§ **Data block**

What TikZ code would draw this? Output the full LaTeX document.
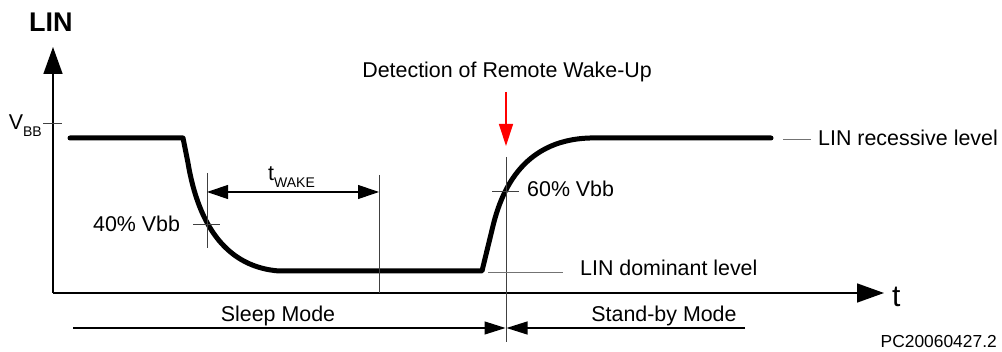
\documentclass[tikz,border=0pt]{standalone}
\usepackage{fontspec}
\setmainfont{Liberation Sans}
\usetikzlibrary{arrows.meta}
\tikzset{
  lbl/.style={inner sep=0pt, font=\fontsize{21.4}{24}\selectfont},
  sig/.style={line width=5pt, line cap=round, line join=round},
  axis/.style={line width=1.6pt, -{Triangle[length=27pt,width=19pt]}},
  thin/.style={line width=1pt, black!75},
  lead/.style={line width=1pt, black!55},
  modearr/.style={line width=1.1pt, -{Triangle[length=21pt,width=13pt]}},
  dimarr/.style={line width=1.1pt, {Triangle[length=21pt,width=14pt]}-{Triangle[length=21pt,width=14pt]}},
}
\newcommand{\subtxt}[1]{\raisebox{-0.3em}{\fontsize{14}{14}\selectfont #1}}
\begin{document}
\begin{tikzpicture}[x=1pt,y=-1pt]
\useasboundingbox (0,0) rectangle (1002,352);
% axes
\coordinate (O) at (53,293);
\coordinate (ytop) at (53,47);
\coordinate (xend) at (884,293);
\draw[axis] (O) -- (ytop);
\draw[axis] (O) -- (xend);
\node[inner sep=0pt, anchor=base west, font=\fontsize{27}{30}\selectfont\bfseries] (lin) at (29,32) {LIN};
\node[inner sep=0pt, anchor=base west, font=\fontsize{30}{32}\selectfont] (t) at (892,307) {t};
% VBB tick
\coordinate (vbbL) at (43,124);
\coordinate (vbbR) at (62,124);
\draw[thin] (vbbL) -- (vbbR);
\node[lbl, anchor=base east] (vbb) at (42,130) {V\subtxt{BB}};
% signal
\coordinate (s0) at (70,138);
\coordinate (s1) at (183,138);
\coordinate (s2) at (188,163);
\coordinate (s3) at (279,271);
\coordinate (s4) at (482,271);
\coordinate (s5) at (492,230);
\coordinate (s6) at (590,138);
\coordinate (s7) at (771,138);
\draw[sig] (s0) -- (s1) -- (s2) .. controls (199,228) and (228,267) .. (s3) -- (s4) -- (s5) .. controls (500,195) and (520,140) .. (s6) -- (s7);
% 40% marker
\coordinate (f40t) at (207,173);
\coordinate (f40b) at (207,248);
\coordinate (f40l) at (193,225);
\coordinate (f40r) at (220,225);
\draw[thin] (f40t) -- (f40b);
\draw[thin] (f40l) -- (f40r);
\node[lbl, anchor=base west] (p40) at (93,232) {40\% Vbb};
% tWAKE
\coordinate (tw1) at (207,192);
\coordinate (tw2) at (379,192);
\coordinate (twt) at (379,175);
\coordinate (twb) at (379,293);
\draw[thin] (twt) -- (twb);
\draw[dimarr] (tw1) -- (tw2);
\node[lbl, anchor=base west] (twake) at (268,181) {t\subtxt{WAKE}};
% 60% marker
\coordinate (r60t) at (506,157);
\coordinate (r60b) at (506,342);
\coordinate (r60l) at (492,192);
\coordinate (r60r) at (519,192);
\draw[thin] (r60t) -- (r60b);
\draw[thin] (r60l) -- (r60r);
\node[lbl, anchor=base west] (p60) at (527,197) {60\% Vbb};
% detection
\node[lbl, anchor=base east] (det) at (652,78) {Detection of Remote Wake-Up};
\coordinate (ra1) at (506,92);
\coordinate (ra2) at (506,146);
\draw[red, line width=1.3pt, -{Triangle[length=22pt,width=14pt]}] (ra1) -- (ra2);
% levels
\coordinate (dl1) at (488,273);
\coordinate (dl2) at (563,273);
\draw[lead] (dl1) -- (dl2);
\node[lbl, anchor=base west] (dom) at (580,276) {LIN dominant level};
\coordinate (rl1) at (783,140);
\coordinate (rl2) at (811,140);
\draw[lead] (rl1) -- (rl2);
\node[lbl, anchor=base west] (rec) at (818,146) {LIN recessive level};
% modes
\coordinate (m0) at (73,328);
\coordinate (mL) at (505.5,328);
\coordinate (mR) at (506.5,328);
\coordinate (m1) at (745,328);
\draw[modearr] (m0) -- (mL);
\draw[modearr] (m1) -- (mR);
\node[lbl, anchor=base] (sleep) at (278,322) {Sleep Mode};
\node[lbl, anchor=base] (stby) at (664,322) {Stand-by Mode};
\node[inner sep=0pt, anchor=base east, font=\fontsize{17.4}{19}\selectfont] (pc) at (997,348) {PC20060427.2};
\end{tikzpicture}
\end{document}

§ **Requirement**
Omit the pictures and output all of the other material exactly.

§ **Answer to the task**
What TikZ code would draw this? Output the full LaTeX document.
\documentclass[tikz,border=0pt]{standalone}
\usepackage{fontspec}
\setmainfont{Liberation Sans}
\usetikzlibrary{arrows.meta}
\tikzset{
  lbl/.style={inner sep=0pt, font=\fontsize{21.4}{24}\selectfont},
  sig/.style={line width=5pt, line cap=round, line join=round},
  axis/.style={line width=1.6pt, -{Triangle[length=27pt,width=19pt]}},
  thin/.style={line width=1pt, black!75},
  lead/.style={line width=1pt, black!55},
  modearr/.style={line width=1.1pt, -{Triangle[length=21pt,width=13pt]}},
  dimarr/.style={line width=1.1pt, {Triangle[length=21pt,width=14pt]}-{Triangle[length=21pt,width=14pt]}},
}
\newcommand{\subtxt}[1]{\raisebox{-0.3em}{\fontsize{14}{14}\selectfont #1}}
\begin{document}
\begin{tikzpicture}[x=1pt,y=-1pt]
\useasboundingbox (0,0) rectangle (1002,352);
% axes
\coordinate (O) at (53,293);
\coordinate (ytop) at (53,47);
\coordinate (xend) at (884,293);
\draw[axis] (O) -- (ytop);
\draw[axis] (O) -- (xend);
\node[inner sep=0pt, anchor=base west, font=\fontsize{27}{30}\selectfont\bfseries] (lin) at (29,32) {LIN};
\node[inner sep=0pt, anchor=base west, font=\fontsize{30}{32}\selectfont] (t) at (892,307) {t};
% VBB tick
\coordinate (vbbL) at (43,124);
\coordinate (vbbR) at (62,124);
\draw[thin] (vbbL) -- (vbbR);
\node[lbl, anchor=base east] (vbb) at (42,130) {V\subtxt{BB}};
% signal
\coordinate (s0) at (70,138);
\coordinate (s1) at (183,138);
\coordinate (s2) at (188,163);
\coordinate (s3) at (279,271);
\coordinate (s4) at (482,271);
\coordinate (s5) at (492,230);
\coordinate (s6) at (590,138);
\coordinate (s7) at (771,138);
\draw[sig] (s0) -- (s1) -- (s2) .. controls (199,228) and (228,267) .. (s3) -- (s4) -- (s5) .. controls (500,195) and (520,140) .. (s6) -- (s7);
% 40% marker
\coordinate (f40t) at (207,173);
\coordinate (f40b) at (207,248);
\coordinate (f40l) at (193,225);
\coordinate (f40r) at (220,225);
\draw[thin] (f40t) -- (f40b);
\draw[thin] (f40l) -- (f40r);
\node[lbl, anchor=base west] (p40) at (93,232) {40\% Vbb};
% tWAKE
\coordinate (tw1) at (207,192);
\coordinate (tw2) at (379,192);
\coordinate (twt) at (379,175);
\coordinate (twb) at (379,293);
\draw[thin] (twt) -- (twb);
\draw[dimarr] (tw1) -- (tw2);
\node[lbl, anchor=base west] (twake) at (268,181) {t\subtxt{WAKE}};
% 60% marker
\coordinate (r60t) at (506,157);
\coordinate (r60b) at (506,342);
\coordinate (r60l) at (492,192);
\coordinate (r60r) at (519,192);
\draw[thin] (r60t) -- (r60b);
\draw[thin] (r60l) -- (r60r);
\node[lbl, anchor=base west] (p60) at (527,197) {60\% Vbb};
% detection
\node[lbl, anchor=base east] (det) at (652,78) {Detection of Remote Wake-Up};
\coordinate (ra1) at (506,92);
\coordinate (ra2) at (506,146);
\draw[red, line width=1.3pt, -{Triangle[length=22pt,width=14pt]}] (ra1) -- (ra2);
% levels
\coordinate (dl1) at (488,273);
\coordinate (dl2) at (563,273);
\draw[lead] (dl1) -- (dl2);
\node[lbl, anchor=base west] (dom) at (580,276) {LIN dominant level};
\coordinate (rl1) at (783,140);
\coordinate (rl2) at (811,140);
\draw[lead] (rl1) -- (rl2);
\node[lbl, anchor=base west] (rec) at (818,146) {LIN recessive level};
% modes
\coordinate (m0) at (73,328);
\coordinate (mL) at (505.5,328);
\coordinate (mR) at (506.5,328);
\coordinate (m1) at (745,328);
\draw[modearr] (m0) -- (mL);
\draw[modearr] (m1) -- (mR);
\node[lbl, anchor=base] (sleep) at (278,322) {Sleep Mode};
\node[lbl, anchor=base] (stby) at (664,322) {Stand-by Mode};
\node[inner sep=0pt, anchor=base east, font=\fontsize{17.4}{19}\selectfont] (pc) at (997,348) {PC20060427.2};
\end{tikzpicture}
\end{document}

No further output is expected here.